March 11, 2010
Some may find this hard to believe but--librarians can make mistakes.
Sometimes we know very little about the photographers whose works we find in our collections. Photographs by E.E. Rutter can be found not only in the collection of Brooklyn Public Library but also in Queens Borough Public Library and the Brooklyn Historical Society. A recent telephone call from a colleague in Queens alerted us to the fact that we may have been perpetuating a mistake as to Rutter's first name. In several documents in our control file he is named Edward E. Rutter. His images are often signed simply "Rutter" and his studio is always advertised as E.E. Rutter, so how the mistake crept in is a mystery.

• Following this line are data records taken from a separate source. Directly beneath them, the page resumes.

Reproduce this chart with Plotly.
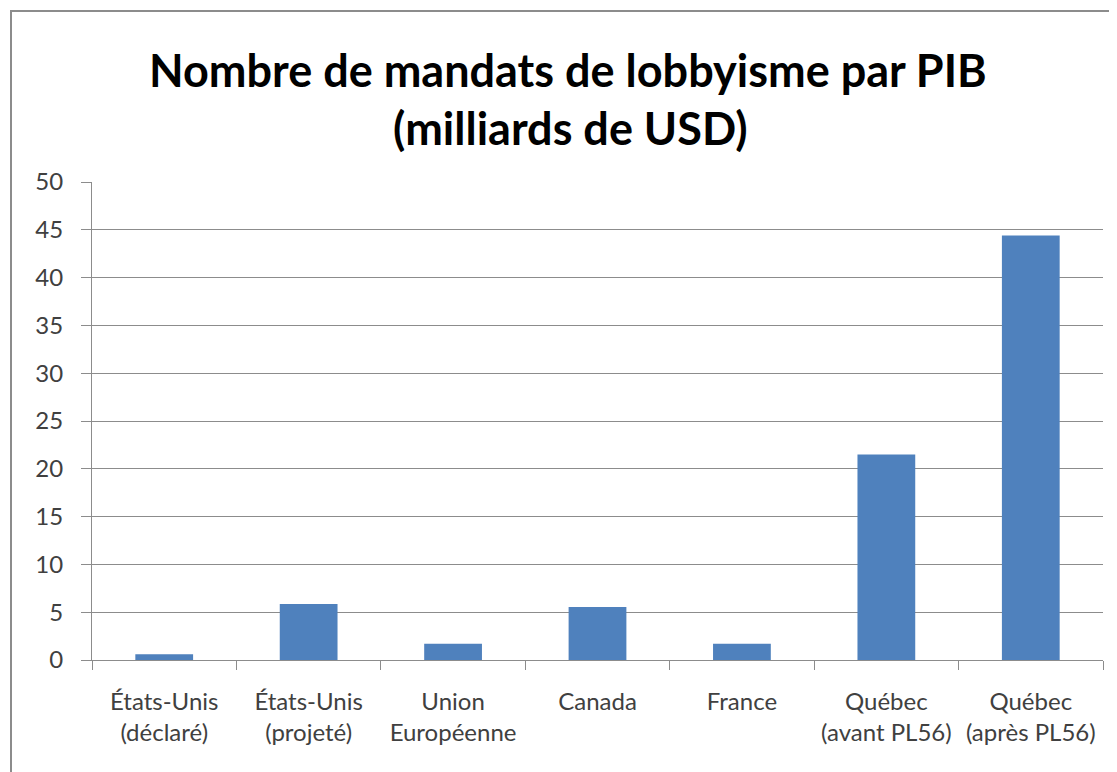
import plotly.graph_objects as go

categories = ["États-Unis<br>(déclaré)", "États-Unis<br>(projeté)", "Union<br>Européenne",
              "Canada", "France", "Québec<br>(avant PL56)", "Québec<br>(après PL56)"]
values = [0.6, 5.85, 1.7, 5.55, 1.7, 21.5, 44.4]
y_ticks = [0, 5, 10, 15, 20, 25, 30, 35, 40, 45, 50]
title_line1 = "Nombre de mandats de lobbyisme par PIB"
title_line2 = "(milliards de USD)"

# page has an 8px body margin; target screen positions
OFF = 8
SW, SH = 1117, 772
PX0, PX1, PY0, PY1 = 92, 1103, 182, 660  # plot area on screen
W, H = SW - OFF, SH - OFF
L, R, T, B = PX0 - OFF, SW - PX1, PY0 - OFF, SH - PY1
pw, ph = PX1 - PX0, PY1 - PY0

def px_x(p):
    return (p - PX0) / pw

def px_y(p):
    return (PY1 - p) / ph

fig = go.Figure(go.Bar(x=categories, y=values, marker=dict(color="#4F81BD", line=dict(width=0)),
                       width=0.4))

fig.update_layout(
    template="none",
    width=W, height=H,
    margin=dict(l=L, r=R, t=T, b=B, autoexpand=False),
    paper_bgcolor="white", plot_bgcolor="white",
    showlegend=False,
    font=dict(family="Lato", color="#404040"),
    xaxis=dict(
        type="category", tickson="boundaries", ticks="outside", ticklen=9, tickcolor="#8c8c8c",
        showline=True, linecolor="#8c8c8c", linewidth=1, showgrid=False, automargin=False,
        tickangle=0,
        tickfont=dict(family="Lato", size=24, color="#404040"),
        ticklabelstandoff=20,
    ),
    yaxis=dict(
        range=[0, 50], tickvals=y_ticks, ticks="outside", ticklen=10, tickcolor="#8c8c8c",
        showline=True, linecolor="#8c8c8c", linewidth=1, automargin=False,
        showgrid=True, gridcolor="#8c8c8c", gridwidth=1, zeroline=False,
        tickfont=dict(family="Lato", size=24, color="#404040"),
        ticklabelstandoff=13,
    ),
    annotations=[
        dict(text="<b>" + title_line1 + "</b>", xref="paper", yref="paper",
             x=px_x(568), y=px_y(70), xanchor="center", yanchor="middle", showarrow=False,
             font=dict(family="Lato", size=45, color="black")),
        dict(text="<b>" + title_line2 + "</b>", xref="paper", yref="paper",
             x=px_x(570), y=px_y(128), xanchor="center", yanchor="middle", showarrow=False,
             font=dict(family="Lato", size=45, color="black")),
    ],
    shapes=[
        dict(type="rect", xref="paper", yref="paper",
             x0=px_x(11), y0=px_y(SH + 20), x1=px_x(SW + 20), y1=px_y(11),
             line=dict(color="#8c8c8c", width=2), fillcolor="rgba(0,0,0,0)", layer="below"),
    ],
)

fig.write_html("out.html")
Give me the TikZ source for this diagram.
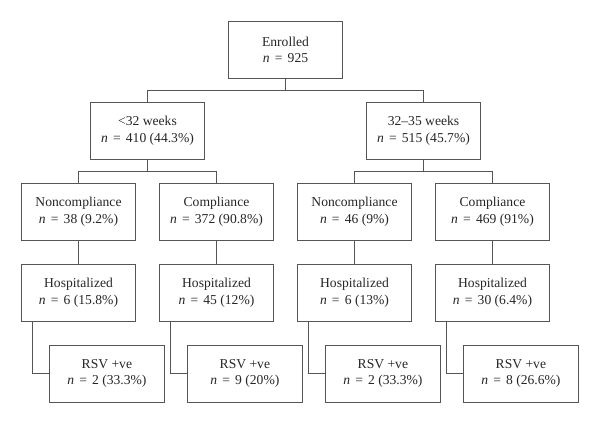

We checked Ancestry.com for census and other records, and indeed we found that the man we had been calling Edward was actually called Edgar. He had a photography studio at number 8, 4th Avenue (among other locations) and was the official photographer for the Borough of Brooklyn. In the 1920 census he was living on State Street with his wife, Ellen; born in Maryland, he is listed as a "Photographer" with his place of work a "Photo Studio." (In fact, his workplace was often a busy intersection, and the census erroneously gives his birthdate as 1880, but we who evidently live in a glass house will not be throwing any stones.)
A World War II Draft Registration card again has an Edgar E. Rutter, "Own Business Commercial Photographer" --but this time the birth date is given as September 15, 1883. A Social Security Death Index record shows an Edgar Rutter of the same birth date who passed away in New Jersey in July 1964. We still don't know his middle name, but if we had continued to refer to him simply as E.E. (which he seems to have preferred) there would be no problem.
The subjects covered in our collection include Bush Terminal, Coney Island (with many images of the boardwalk and some well-muscled lifeguards) New Utrecht, Williamsburg, Pigtown, bath houses, various new civic buildings, sewer construction, the 13th Regiment Armory and more. To the gods of cataloguing we have made reparations. In due course more of Rutter's photographs will make their way into our catalog, but for now we thank Mr. Brian Merlis for permission to use the self-portrait shown above, with pixellation that happened at our end, not his.